The reason for contemporaneous development is in part “so that an analytically validated test can be prospectively incorporated into the design of the therapeutic product trials.”
 
“Although codevelopment as a process does not require simultaneous development of the IVD companion diagnostic and the therapeutic product from beginning to end, the availability of an IVD with ‘market-ready’ analytical performance characteristics (i.e., a test that is completely specified with complete analytical validation and meets the therapeutic product sponsor’s expectations for performance) is highly recommended at the time of initiation of clinical trial(s) intended to support approval of the therapeutic product,” wrote the FDA.
 
It also noted: “Although there is significant flexibility in the type of test to be used, and test design changes are permissible between therapeutic product clinical trial phases, it is still important to understand the critical analytical performance characteristics of early prototype tests. The analytical validation studies that evaluate critical performance parameters should be completed in advance of using the test in a trial that is intended to provide the clinical evidence in support of IVD companion diagnostic claims.

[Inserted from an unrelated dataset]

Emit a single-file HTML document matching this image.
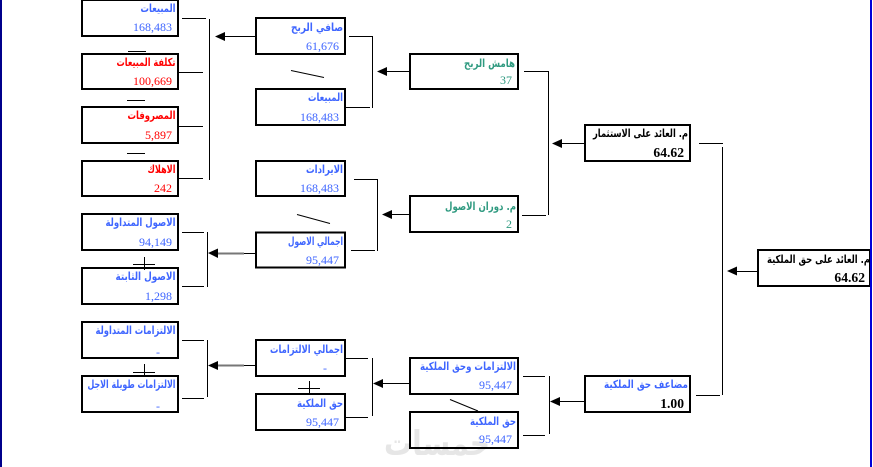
<!DOCTYPE html>
<html lang="ar">
<head>
<meta charset="utf-8">
<title>Diagram</title>
<style>
html,body{margin:0;padding:0;background:#fff;width:873px;height:467px;overflow:hidden}
svg{display:block}
.b{fill:#fff;stroke:#000;stroke-width:2}
.l{stroke:#000;stroke-width:1;fill:none}
.a{font-family:"DejaVu Sans","Liberation Sans",sans-serif;font-weight:bold;font-size:11px;direction:rtl;text-anchor:start}
.n{font-family:"Liberation Serif",serif;font-size:12px;text-anchor:end}
.k{font-family:"Liberation Serif",serif;font-size:13.6px;font-weight:bold;text-anchor:end;fill:#000}
.blue{fill:#3f66ff}.red{fill:#f00}.green{fill:#2f9a80}.black{fill:#000}
.w{font-family:"DejaVu Sans",sans-serif;font-weight:bold;font-size:34px;fill:#e6e6e6;direction:rtl;text-anchor:start;mix-blend-mode:multiply}
</style>
</head>
<body>
<svg xmlns="http://www.w3.org/2000/svg" width="873" height="467" viewBox="0 0 873 467">
<rect width="873" height="467" fill="#fff"/>

<!-- boxes -->
<g class="b">
<rect x="82" y="0" width="96" height="36"/>
<rect x="82" y="54" width="96" height="35"/>
<rect x="82" y="107" width="96" height="36"/>
<rect x="82" y="161" width="96" height="35"/>
<rect x="82" y="214" width="96" height="36"/>
<rect x="82" y="268" width="96" height="36"/>
<rect x="82" y="322" width="96" height="36"/>
<rect x="82" y="376" width="96" height="36"/>
<rect x="256" y="18" width="89" height="36"/>
<rect x="256" y="89" width="89" height="36"/>
<rect x="256" y="161" width="89" height="35"/>
<rect x="256" y="232.500" width="89" height="35"/>
<rect x="256" y="340" width="89" height="36"/>
<rect x="256" y="394" width="89" height="36"/>
<rect x="410" y="54" width="108" height="35"/>
<rect x="410" y="196" width="108" height="36"/>
<rect x="410" y="358" width="108" height="36"/>
<rect x="410" y="412" width="108" height="36"/>
<rect x="585" y="125" width="105" height="36"/>
<rect x="585" y="376" width="105" height="36"/>
<rect x="758" y="250" width="112" height="36"/>
</g>

<text class="w" x="490" y="455" textLength="106" lengthAdjust="spacingAndGlyphs">خمسات</text>

<!-- side bars -->
<rect x="0" y="0" width="2" height="467" fill="#00008b"/>
<rect x="870" y="0" width="2" height="467" fill="#0000d8"/>

<!-- connector lines -->
<g class="l">
<path d="M182 18.500H206M179 72.500H203M179 126.500H203M179 178.500H203M209.500 19V180"/>
<path d="M182 232.500H204M182 286.500H204M207.500 232V287"/>
<path d="M182 340.500H204M182 398.500H204M207.500 340V397"/>
<path d="M349 36.500H372M346 107.500H370M372.500 36V108"/>
<path d="M354 179.500H377M351 250.500H375M377.500 179V251"/>
<path d="M346 358.500H368M346 417.500H368M372.500 358V416"/>
<path d="M524 71.500H548M522 215.500H546M548.500 71V215"/>
<path d="M523 376.500H545M523 435.500H545M549.500 376V434"/>
<path d="M699 143.500H723M696 395.500H720M722.500 147V395"/>
<!-- arrow shafts -->
<path d="M224 36.500H255M387 71.500H409M392 214.500H409M562 143.500H584M383 383.500H409M560 401.500H584M737 271.500H757"/>
<path d="M244 253.500H255M244 365.500H255"/>
<!-- operators -->
<path d="M128 51.500H146M127 100.500H145M127 153.500H145"/>
<path d="M133 264.500H155M144.500 257V270M133 372.500H155M144.500 364V377M298 388.500H320M309.500 381V394"/>
<path d="M291 70.500L324 77.500M297 214.500L330 223.500M450 399.500L478 411"/>
</g>
<path d="M218 253.500H244M218 365.500H244" stroke="#777" stroke-width="2" fill="none"/>

<!-- arrowheads -->
<g fill="#000">
<path d="M215 36.500L225 32V41Z"/>
<path d="M208 253L218 248.500V258Z"/>
<path d="M208 365.500L218 361V370Z"/>
<path d="M377 71.500L387 67V76Z"/>
<path d="M382 214.500L392 210V219Z"/>
<path d="M373 383.500L383 379V388Z"/>
<path d="M552 143.500L562 139V148Z"/>
<path d="M550 401.500L560 397V406Z"/>
<path d="M727 271L737 266.500V275.500Z"/>
</g>

<!-- labels -->
<text class="a blue" x="175.500" y="12" textLength="35" lengthAdjust="spacingAndGlyphs">المبيعات</text>
<text class="a red" x="175.500" y="66" textLength="59" lengthAdjust="spacingAndGlyphs">تكلفة المبيعات</text>
<text class="a red" x="175.500" y="119" textLength="48" lengthAdjust="spacingAndGlyphs">المصروفات</text>
<text class="a red" x="175.500" y="173" textLength="28" lengthAdjust="spacingAndGlyphs">الاهلاك</text>
<text class="a blue" x="175.500" y="226" textLength="70" lengthAdjust="spacingAndGlyphs">الاصول المتداولة</text>
<text class="a blue" x="175.500" y="280" textLength="60" lengthAdjust="spacingAndGlyphs">الاصول الثابتة</text>
<text class="a blue" x="175.500" y="334" textLength="80" lengthAdjust="spacingAndGlyphs">الالتزامات المتداولة</text>
<text class="a blue" x="175.500" y="388" textLength="88" lengthAdjust="spacingAndGlyphs">الالتزامات طويلة الاجل</text>
<text class="a blue" x="343" y="31" textLength="52" lengthAdjust="spacingAndGlyphs">صافي الربح</text>
<text class="a blue" x="343" y="101" textLength="35" lengthAdjust="spacingAndGlyphs">المبيعات</text>
<text class="a blue" x="343" y="173" textLength="37" lengthAdjust="spacingAndGlyphs">الايرادات</text>
<text class="a blue" x="343" y="245" textLength="55" lengthAdjust="spacingAndGlyphs">اجمالي الاصول</text>
<text class="a blue" x="343" y="353" textLength="73" lengthAdjust="spacingAndGlyphs">اجمالي الالتزامات</text>
<text class="a blue" x="343" y="407" textLength="46" lengthAdjust="spacingAndGlyphs">حق الملكية</text>
<text class="a green" x="515" y="67" textLength="51" lengthAdjust="spacingAndGlyphs">هامش الربح</text>
<text class="a green" x="516" y="210" textLength="71" lengthAdjust="spacingAndGlyphs">م. دوران الاصول</text>
<text class="a blue" x="516" y="370" textLength="96" lengthAdjust="spacingAndGlyphs">الالتزامات وحق الملكية</text>
<text class="a blue" x="516" y="425" textLength="46" lengthAdjust="spacingAndGlyphs">حق الملكية</text>
<text class="a black" x="688" y="137" textLength="95" lengthAdjust="spacingAndGlyphs">م. العائد على الاستثمار</text>
<text class="a blue" x="688" y="388" textLength="84" lengthAdjust="spacingAndGlyphs">مضاعف حق الملكية</text>
<text class="a black" x="870" y="263" textLength="103" lengthAdjust="spacingAndGlyphs">م. العائد على حق الملكية</text>

<!-- numbers -->
<text class="n blue" x="172" y="31">168,483</text>
<text class="n red" x="172" y="85">100,669</text>
<text class="n red" x="172" y="139">5,897</text>
<text class="n red" x="172" y="192">242</text>
<text class="n blue" x="172" y="246">94,149</text>
<text class="n blue" x="172" y="300">1,298</text>
<text class="n blue" x="160" y="356">-</text>
<text class="n blue" x="160" y="410">-</text>
<text class="n blue" x="339" y="50">61,676</text>
<text class="n blue" x="339" y="121">168,483</text>
<text class="n blue" x="339" y="192">168,483</text>
<text class="n blue" x="339" y="264">95,447</text>
<text class="n blue" x="327" y="372">-</text>
<text class="n blue" x="339" y="426">95,447</text>
<text class="n green" x="512" y="84">37</text>
<text class="n green" x="512" y="228">2</text>
<text class="n blue" x="512" y="389">95,447</text>
<text class="n blue" x="512" y="443">95,447</text>
<text class="k" x="684" y="157">64.62</text>
<text class="k" x="684" y="408">1.00</text>
<text class="k" x="865" y="282">64.62</text>
</svg>
</body>
</html>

Using an analytically validated test is important to protect clinical trial subjects, to be able to interpret trial results when a prototype test is used, and to help to define acceptable performance characteristics for the development of the candidate IVD companion diagnostic.”
 
FDA has also provided a hint in the document that it may be less strenuous about classification of companion diagnostics, which are typically considered Class III, high-risk devices that require premarket approval. The new draft documentation indicates, though, that there may be situations under which a CDx test could be seen as a Class II, moderate-risk device that can come to market following 510(k) clearance or a de-novo request.
 
FDA also notes that many of the principles discussed in the draft guidance “may also be relevant to the codevelopment of therapeutic products with IVDs that do not meet the definition of an IVD companion diagnostic but that are nonetheless beneficial for therapeutic product development or clinical decision making.”
 
As of press time for this issue, FDA was set to hosting a webinar to answer questions about the draft guidance document on Aug. 18. Stakeholders may submit comments electronically by October 13.